MUSIC

Goldlink Is Authentic and Captivating on "Diaspora"

The rapper's sophpmore LP is the album of the summer

Washington, D.C.'s vibrant music scene is known for its continued evolution. The city served as the birthplace of Moombahton and a continued source of inspiration for Thievery Corporation's experimentation with reggae and lo-fi trip-hop.

It inspired the ethereal melodies of Duke Ellington and later churned out Tank and Ginuwine, the pinnacle icons of early 2000's R&B. Wale, whose continued experimentation with Afropop, R&B, and slam poetry has historically been met with mixed reactions, is credited with being one of the first big mainstream rappers out of the area, and despite his 13 years in the spotlight, he continues to chase versatility, with each of his projects sounding vastly different from the last.

Even so, continued experimentation can lead to issues. Wale was recently accused of cultural appropriation for the Major-Lazer assisted single "My Love," and Moombahton quickly became a dated subgenre as Afro melodies seeped into the mainstream. When Goldlink announced Diaspora, many were trepidatious. For a rapper who was lauded for his experimentation on his debut At What Cost, the project's follow-up appeared to be an attempt to capitalize on past praise, and it was difficult not to worry that the 26-year-old was having a Wale-esque identity crisis.

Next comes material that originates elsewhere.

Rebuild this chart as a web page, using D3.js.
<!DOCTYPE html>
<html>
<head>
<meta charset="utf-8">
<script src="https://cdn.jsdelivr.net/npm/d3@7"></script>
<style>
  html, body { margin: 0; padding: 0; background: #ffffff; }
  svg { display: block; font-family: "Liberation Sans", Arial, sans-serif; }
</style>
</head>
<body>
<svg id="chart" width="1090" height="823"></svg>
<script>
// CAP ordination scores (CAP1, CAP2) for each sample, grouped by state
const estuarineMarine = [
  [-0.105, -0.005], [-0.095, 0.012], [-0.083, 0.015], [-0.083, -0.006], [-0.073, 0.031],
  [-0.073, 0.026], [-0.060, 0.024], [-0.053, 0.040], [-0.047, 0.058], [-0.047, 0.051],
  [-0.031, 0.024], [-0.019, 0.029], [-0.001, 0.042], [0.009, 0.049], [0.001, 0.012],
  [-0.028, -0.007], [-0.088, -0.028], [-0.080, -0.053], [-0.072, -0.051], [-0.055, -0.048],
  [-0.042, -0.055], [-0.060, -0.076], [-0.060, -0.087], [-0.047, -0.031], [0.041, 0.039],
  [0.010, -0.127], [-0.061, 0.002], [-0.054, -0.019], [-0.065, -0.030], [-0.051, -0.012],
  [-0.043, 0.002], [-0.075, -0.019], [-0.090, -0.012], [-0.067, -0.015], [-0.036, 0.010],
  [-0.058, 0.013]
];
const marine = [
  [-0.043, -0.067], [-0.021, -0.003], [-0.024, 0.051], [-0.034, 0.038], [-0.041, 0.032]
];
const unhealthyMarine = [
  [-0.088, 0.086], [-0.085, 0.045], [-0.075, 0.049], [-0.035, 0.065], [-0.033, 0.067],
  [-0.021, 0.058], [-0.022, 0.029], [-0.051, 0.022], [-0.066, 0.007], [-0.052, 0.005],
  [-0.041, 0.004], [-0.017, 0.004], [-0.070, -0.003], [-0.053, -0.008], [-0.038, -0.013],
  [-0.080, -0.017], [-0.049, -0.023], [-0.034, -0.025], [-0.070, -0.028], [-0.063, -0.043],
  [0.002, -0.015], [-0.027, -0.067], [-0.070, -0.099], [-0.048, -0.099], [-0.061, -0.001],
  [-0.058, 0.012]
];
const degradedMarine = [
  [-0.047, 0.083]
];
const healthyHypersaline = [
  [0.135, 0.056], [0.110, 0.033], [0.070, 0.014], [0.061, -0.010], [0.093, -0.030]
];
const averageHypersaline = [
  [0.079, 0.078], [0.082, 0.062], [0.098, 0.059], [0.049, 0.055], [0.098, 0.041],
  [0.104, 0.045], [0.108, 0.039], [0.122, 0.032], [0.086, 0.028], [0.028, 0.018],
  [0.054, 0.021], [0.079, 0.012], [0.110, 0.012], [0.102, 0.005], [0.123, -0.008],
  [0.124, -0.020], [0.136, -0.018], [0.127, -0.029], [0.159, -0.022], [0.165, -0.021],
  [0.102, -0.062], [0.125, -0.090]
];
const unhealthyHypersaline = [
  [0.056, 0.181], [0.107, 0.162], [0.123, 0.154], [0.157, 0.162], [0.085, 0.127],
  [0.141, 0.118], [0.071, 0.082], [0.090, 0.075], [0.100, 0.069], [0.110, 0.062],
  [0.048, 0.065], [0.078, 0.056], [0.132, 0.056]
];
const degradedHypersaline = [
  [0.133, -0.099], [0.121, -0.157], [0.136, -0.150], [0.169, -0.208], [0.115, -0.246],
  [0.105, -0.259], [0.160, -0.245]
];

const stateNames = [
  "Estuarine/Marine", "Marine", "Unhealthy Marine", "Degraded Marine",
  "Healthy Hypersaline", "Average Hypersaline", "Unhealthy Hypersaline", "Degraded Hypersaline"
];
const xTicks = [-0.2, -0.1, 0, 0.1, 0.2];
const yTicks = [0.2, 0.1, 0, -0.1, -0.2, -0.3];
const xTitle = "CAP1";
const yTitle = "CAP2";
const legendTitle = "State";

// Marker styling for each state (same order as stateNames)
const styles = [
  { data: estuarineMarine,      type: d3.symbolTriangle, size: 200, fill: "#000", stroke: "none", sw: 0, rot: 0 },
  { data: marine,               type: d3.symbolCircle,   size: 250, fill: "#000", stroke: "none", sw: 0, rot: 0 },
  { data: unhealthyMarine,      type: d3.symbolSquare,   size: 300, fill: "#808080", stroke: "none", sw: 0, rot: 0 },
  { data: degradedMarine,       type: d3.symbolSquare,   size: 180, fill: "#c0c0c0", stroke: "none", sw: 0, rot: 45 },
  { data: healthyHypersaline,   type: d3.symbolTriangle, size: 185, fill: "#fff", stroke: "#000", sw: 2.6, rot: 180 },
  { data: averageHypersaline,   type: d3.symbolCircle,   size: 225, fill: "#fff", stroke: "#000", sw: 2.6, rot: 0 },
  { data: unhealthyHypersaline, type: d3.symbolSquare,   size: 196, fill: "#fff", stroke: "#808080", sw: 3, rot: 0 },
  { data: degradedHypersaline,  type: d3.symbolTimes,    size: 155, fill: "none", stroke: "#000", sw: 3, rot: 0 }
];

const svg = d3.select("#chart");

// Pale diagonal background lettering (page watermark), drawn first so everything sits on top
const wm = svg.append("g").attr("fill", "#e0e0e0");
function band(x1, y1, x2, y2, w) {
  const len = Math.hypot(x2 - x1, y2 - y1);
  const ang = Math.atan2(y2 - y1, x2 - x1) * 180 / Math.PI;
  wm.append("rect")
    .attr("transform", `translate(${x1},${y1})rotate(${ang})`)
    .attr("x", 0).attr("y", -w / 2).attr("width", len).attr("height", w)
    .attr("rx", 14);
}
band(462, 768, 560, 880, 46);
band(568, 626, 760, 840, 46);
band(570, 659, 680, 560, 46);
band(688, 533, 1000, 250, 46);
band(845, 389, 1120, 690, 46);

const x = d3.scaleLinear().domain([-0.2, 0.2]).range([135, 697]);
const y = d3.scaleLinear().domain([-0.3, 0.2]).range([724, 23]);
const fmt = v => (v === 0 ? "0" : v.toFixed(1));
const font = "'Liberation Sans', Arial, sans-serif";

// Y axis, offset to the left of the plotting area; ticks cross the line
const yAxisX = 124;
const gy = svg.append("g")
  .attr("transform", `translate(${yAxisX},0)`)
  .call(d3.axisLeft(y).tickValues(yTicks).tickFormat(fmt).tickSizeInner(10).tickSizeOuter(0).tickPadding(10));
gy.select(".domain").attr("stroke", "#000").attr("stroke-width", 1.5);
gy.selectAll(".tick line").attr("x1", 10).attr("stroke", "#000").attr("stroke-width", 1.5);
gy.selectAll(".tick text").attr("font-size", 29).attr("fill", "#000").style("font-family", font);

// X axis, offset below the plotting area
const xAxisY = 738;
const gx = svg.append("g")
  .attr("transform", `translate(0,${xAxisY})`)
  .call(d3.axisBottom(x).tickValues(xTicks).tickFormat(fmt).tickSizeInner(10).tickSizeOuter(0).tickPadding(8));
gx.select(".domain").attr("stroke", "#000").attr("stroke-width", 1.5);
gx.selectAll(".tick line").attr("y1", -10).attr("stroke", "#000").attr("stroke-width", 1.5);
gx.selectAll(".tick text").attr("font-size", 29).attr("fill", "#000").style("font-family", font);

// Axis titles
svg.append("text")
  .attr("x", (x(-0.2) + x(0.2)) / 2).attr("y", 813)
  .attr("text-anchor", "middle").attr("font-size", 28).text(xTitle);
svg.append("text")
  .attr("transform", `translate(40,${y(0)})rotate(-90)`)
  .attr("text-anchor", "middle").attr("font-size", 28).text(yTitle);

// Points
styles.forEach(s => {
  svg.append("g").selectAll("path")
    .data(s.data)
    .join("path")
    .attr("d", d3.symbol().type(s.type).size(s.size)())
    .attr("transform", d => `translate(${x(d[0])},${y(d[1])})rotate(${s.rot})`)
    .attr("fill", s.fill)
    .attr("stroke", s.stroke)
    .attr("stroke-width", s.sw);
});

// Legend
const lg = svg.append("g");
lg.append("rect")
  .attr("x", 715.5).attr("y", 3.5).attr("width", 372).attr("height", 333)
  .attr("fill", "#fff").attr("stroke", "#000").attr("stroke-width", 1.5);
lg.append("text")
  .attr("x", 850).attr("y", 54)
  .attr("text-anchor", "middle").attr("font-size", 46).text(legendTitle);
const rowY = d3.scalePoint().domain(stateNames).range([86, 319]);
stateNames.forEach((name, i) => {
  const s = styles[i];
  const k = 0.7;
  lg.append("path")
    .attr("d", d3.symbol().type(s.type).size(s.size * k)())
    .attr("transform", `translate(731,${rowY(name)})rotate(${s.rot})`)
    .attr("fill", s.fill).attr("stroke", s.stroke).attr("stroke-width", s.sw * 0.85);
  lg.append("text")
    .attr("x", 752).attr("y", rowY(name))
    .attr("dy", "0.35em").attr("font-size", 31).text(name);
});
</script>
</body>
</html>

"I keep my energy calibrated" Goldlink raps on "Rumble," and it's true. Everything about Diaspora is subtle and fine-tuned. Tight wordplay and sophisticated experimentation are sprinkled throughout the album and give way to rewarding moments. Goldlink samples the best of D.C.'s budding Afro-influenced underground acts without raising questions about its legitimacy, while demanding the most out of his eclectic features. While Maleek Berry sounds right at home on "Zulu Screams," WizKid is asked to challenge himself on the lo-fi instrumentation of "No Lie." Even Khalid sounds relatively out of his comfort zone as he takes on mumble rap in his "Days Like This" hook. Despite the 14-track project having 11 features, none of them overshadow the lyrical prowess of Diaspora's protagonist. Goldlink takes plenty of moments for himself, letting loose on "Maniac" and "More" and then reining it in for a quick humble-brag on the album closer, "Swoosh." He goes blow for blow against Pusha T on "Coke White/Moscow" and comes out unscathed, then immediately dives into a relaxed bossa nova experiment with "U Say."


The album ebbs and flows as frequently as D.C. culture, yet Goldlink never gets lost along the way. "I'm committed to the movement, you committed to the wave," Goldlink raps on "Moscow." The album cover, a candid photo shot by Hailey Bieber of Goldlink's love interest, Justine Skye, further questions the idea of identity and diaspora (Skye famously got into an Instagram debacle over identifying as Jamaican despite being born in the U.S.). Like Justine, Goldlink's sophomore effort is authentic and influenced by multiple cultures. Putting Skye on the cover finalizes his thesis: We are each more than just our nationality, and Goldlink is more than just another rapper.